Connecting Sites of Significance – Testing Innovative Approaches to Urban Memory Work in Cape Town, South Africa
Connecting Sites of Significance – Testing Innovative Approaches to Urban Memory Work in Cape Town, South Africa
Friday, 11 July 2025: 12:15
Location: ASJE015 (Annex of the Faculty of Legal, Economic, and Social Sciences)
Oral Presentation
Cultural geographer Karen Till (2012) describes Cape Town as a wounded city. A city’s “woundedness” is tied to its particular histories, processes, and traumas. In Cape Town these are intricately tied to experiences of settler-colonialism, slavery, and apartheid, which create a palimpsest that can be difficult to unravel in its nuance. For example, forced removals and segregation in Cape Town are commonly thought of as apartheid phenomena, yet these processes have a much longer history. Understanding Cape Town’s past – however violent, divisive, and traumatic – not merely as a burden but as an indispensable feature of its urban future captures the core ethos of the Connecting Sites of Significance project. We understand the past – enshrined in memory and heritage, relayed through stories, artefacts, cultural practices, and sites – as the cross-cutting foundation for an integrated, inclusive, and healthy city future. At present, culture and heritage are mostly seen through a narrow, legalistic lens of “heritage management” that is ill equipped to meaningfully protect or recognize intangible heritage elements, e.g. oral traditions, food heritage, traditional craftmanship, rituals etc.
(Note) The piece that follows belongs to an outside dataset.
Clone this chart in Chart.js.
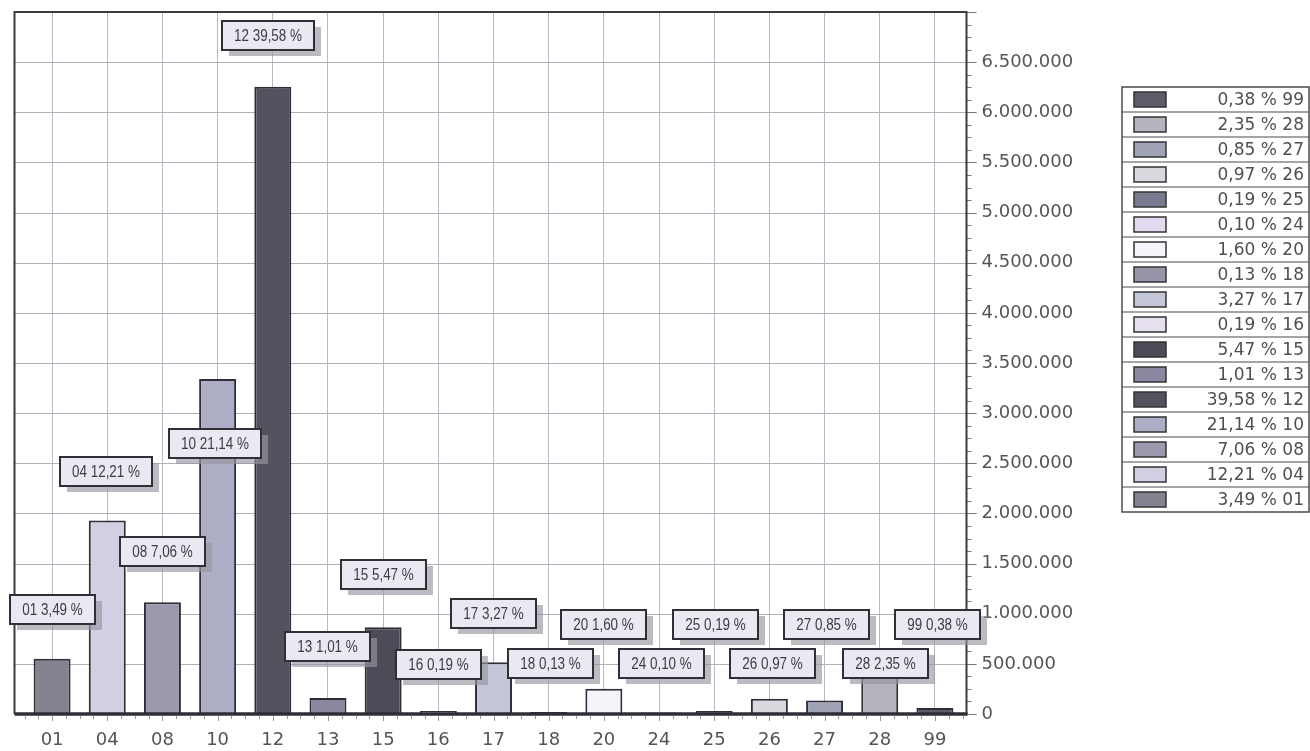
<!DOCTYPE html>
<html>
<head>
<meta charset="utf-8">
<script src="https://cdn.jsdelivr.net/npm/chart.js@4.4.1/dist/chart.umd.min.js"></script>
<style>
html, body { margin: 0; padding: 0; background: #fff; }
#wrap { width: 1310px; height: 751px; }
</style>
</head>
<body>
<div id="wrap"><canvas id="shareChart"></canvas></div>
<script>
// categories and amounts
const categories = ['01', '04', '08', '10', '12', '13', '15', '16', '17', '18', '20', '24', '25', '26', '27', '28', '99'];
const amounts = [551000, 1929000, 1115000, 3340000, 6254000, 160000, 864000, 30000, 517000, 20500, 253000, 15800, 30000, 153000, 134000, 371000, 60000];
const shares = [3.49, 12.21, 7.06, 21.14, 39.58, 1.01, 5.47, 0.19, 3.27, 0.13, 1.60, 0.10, 0.19, 0.97, 0.85, 2.35, 0.38];
const barColors = ['#85838f', '#d3cfe2', '#9d98ad', '#aeadc6', '#53535f', '#8a87a0', '#4c4c58', '#e6e0ee', '#c3c7d8',
    '#9a94a8', '#f6f4fa', '#e2daee', '#7a7a8e', '#d9d9e0', '#a0a2b6', '#b3b4bc', '#5c5c68'];
const yTickValues = [0, 500000, 1000000, 1500000, 2000000, 2500000, 3000000, 3500000, 4000000,
    4500000, 5000000, 5500000, 6000000, 6500000];

// where the callout boxes sit (value level, shift in categories)
const boxLevels = [1040000, 2420000, 1620000, 2700000, 6770000, 670000, 1390000, 490000, 1000000,
    500000, 890000, 500000, 890000, 500000, 890000, 500000, 890000];
const boxShift = [0, -0.03, 0, -0.05, -0.08, 0, 0, 0, 0, 0.03, 0, 0.05, 0.03, 0.05, 0.03, 0.1, 0.05];

function dots(v) {
    return String(v).replace(/\B(?=(\d{3})+(?!\d))/g, '.');
}
function pct(v) {
    return v.toFixed(2).replace('.', ',');
}

const scanLook = {
    id: 'scanLook',
    beforeDatasetsDraw(chart) {
        const ctx = chart.ctx, a = chart.chartArea, y = chart.scales.y;
        const fl = a.left - 10, fr = a.right + 4;
        ctx.save();
        ctx.strokeStyle = '#b0b0ba';
        ctx.lineWidth = 1;
        yTickValues.forEach(v => {
            const py = Math.round(y.getPixelForValue(v)) + 0.5;
            ctx.beginPath();
            ctx.moveTo(fl, py);
            ctx.lineTo(fr + 10, py);
            ctx.stroke();
        });
        ctx.restore();
    },
    afterDatasetsDraw(chart) {
        const ctx = chart.ctx, a = chart.chartArea, x = chart.scales.x, y = chart.scales.y;
        const fl = a.left - 10, fr = a.right + 4;
        ctx.save();

        // minor ticks on the right
        ctx.strokeStyle = '#777';
        ctx.lineWidth = 1;
        for (let v = 0; v <= 7000000; v += 125000) {
            const py = Math.round(y.getPixelForValue(v)) + 0.5;
            ctx.beginPath();
            ctx.moveTo(fr, py);
            ctx.lineTo(fr + (v % 500000 === 0 ? 10 : 5), py);
            ctx.stroke();
        }
        // minor ticks under the axis
        ctx.strokeStyle = '#999';
        for (let k = -0.5; k <= categories.length - 0.5; k += 0.25) {
            const px = Math.round(x.getPixelForValue(k)) + 0.5;
            ctx.beginPath();
            ctx.moveTo(px, a.bottom + 2);
            ctx.lineTo(px, a.bottom + (Number.isInteger(k) ? 7 : 5));
            ctx.stroke();
        }

        // frame
        ctx.strokeStyle = '#3a3a40';
        ctx.lineWidth = 2;
        ctx.beginPath();
        ctx.moveTo(fl, a.bottom);
        ctx.lineTo(fl, a.top);
        ctx.lineTo(fr, a.top);
        ctx.lineTo(fr, a.bottom);
        ctx.stroke();
        ctx.lineWidth = 3.5;
        ctx.strokeStyle = '#2e2e34';
        ctx.beginPath();
        ctx.moveTo(fl, a.bottom);
        ctx.lineTo(fr + 1, a.bottom);
        ctx.stroke();

        // callout boxes (condensed text)
        const squeeze = 0.84;
        ctx.font = '16px "Liberation Sans", sans-serif';
        ctx.textAlign = 'center';
        ctx.textBaseline = 'middle';
        categories.forEach((c, i) => {
            const txt = c + ' ' + pct(shares[i]) + ' %';
            const w = Math.round(ctx.measureText(txt).width * squeeze + 24);
            const h = 29;
            const cx = x.getPixelForValue(i + boxShift[i]);
            const cy = y.getPixelForValue(boxLevels[i]);
            const bx = Math.round(cx - w / 2), by = Math.round(cy - h / 2);
            ctx.fillStyle = 'rgba(150,150,160,0.65)';
            ctx.fillRect(bx + 7, by + 6, w, h);
            ctx.fillStyle = '#ece8f2';
            ctx.fillRect(bx, by, w, h);
            ctx.lineWidth = 2;
            ctx.strokeStyle = '#2f2f36';
            ctx.strokeRect(bx, by, w, h);
            ctx.save();
            ctx.translate(bx + w / 2, by + h / 2 + 1);
            ctx.scale(squeeze, 1);
            ctx.fillStyle = '#3c3c44';
            ctx.fillText(txt, 0, 0);
            ctx.restore();
        });
        ctx.restore();
    },
    afterDraw(chart) {
        // legend table, reversed order
        const ctx = chart.ctx;
        const lx = 1122, ly = 87, rowH = 25, lw = 187;
        const n = categories.length;
        ctx.save();
        ctx.strokeStyle = '#4a4a50';
        ctx.lineWidth = 1.5;
        ctx.strokeRect(lx, ly, lw, rowH * n);
        ctx.font = '17px "DejaVu Sans", sans-serif';
        ctx.textAlign = 'right';
        ctx.textBaseline = 'middle';
        for (let r = 0; r < n; r++) {
            const i = n - 1 - r;
            const top = ly + r * rowH;
            if (r > 0) {
                ctx.strokeStyle = '#4a4a50';
                ctx.lineWidth = 1.2;
                ctx.beginPath();
                ctx.moveTo(lx, top);
                ctx.lineTo(lx + lw, top);
                ctx.stroke();
            }
            ctx.fillStyle = barColors[i];
            ctx.fillRect(lx + 12, top + 5, 32, 15);
            ctx.strokeStyle = '#333';
            ctx.lineWidth = 1.5;
            ctx.strokeRect(lx + 12, top + 5, 32, 15);
            ctx.fillStyle = '#505050';
            ctx.fillText(pct(shares[i]) + ' % ' + categories[i], lx + lw - 5, top + rowH / 2 + 1);
        }
        ctx.restore();
    }
};

const ctx = document.getElementById('shareChart').getContext('2d');

new Chart(ctx, {
    type: 'bar',
    data: {
        labels: categories,
        datasets: [{
            data: amounts,
            backgroundColor: barColors,
            borderColor: '#2e2e38',
            borderWidth: 2,
            borderSkipped: 'bottom',
            barPercentage: 0.67,
            categoryPercentage: 1
        }]
    },
    options: {
        responsive: true,
        maintainAspectRatio: false,
        animation: false,
        layout: {
            padding: { left: 24.5, top: 12, right: 217.5, bottom: 0 }
        },
        plugins: {
            legend: { display: false },
            tooltip: { enabled: false }
        },
        scales: {
            x: {
                offset: true,
                grid: {
                    offset: false,
                    color: '#b8b8c2',
                    lineWidth: 1,
                    drawTicks: false
                },
                border: { display: false },
                ticks: {
                    font: { family: 'DejaVu Sans', size: 18 },
                    color: '#555',
                    padding: 16,
                    maxRotation: 0,
                    autoSkip: false
                },
                afterFit(s) {
                    s.height = 37;
                    s.paddingLeft = 0;
                    s.paddingRight = 0;
                }
            },
            y: {
                position: 'right',
                min: 0,
                max: 7000000,
                grid: { display: false, drawTicks: false },
                border: { display: false },
                ticks: {
                    stepSize: 500000,
                    font: { family: 'DejaVu Sans', size: 18 },
                    color: '#555',
                    padding: 19,
                    callback: v => dots(v)
                },
                afterBuildTicks(s) {
                    s.ticks = yTickValues.map(v => ({ value: v }));
                },
                afterFit(s) {
                    s.width = 130;
                    s.paddingTop = 0;
                    s.paddingBottom = 0;
                }
            }
        }
    },
    plugins: [scanLook]
});
</script>
</body>
</html>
Thus, culture and heritage in Cape Town are not seldom portrayed as a block to development, instead of being seen as an essential enabler for forging social interconnectedness. Connecting Sites of Significance is trying to create a space where the city’s multiple narratives, voices and ideas can come together through place-based storytelling. In this presentation, we want to share our progress in building an accessible and inclusive platform that allows the city’s diverse publics to tell their own stories and connect in ways that create a sense of dignity, belonging and shared humanity.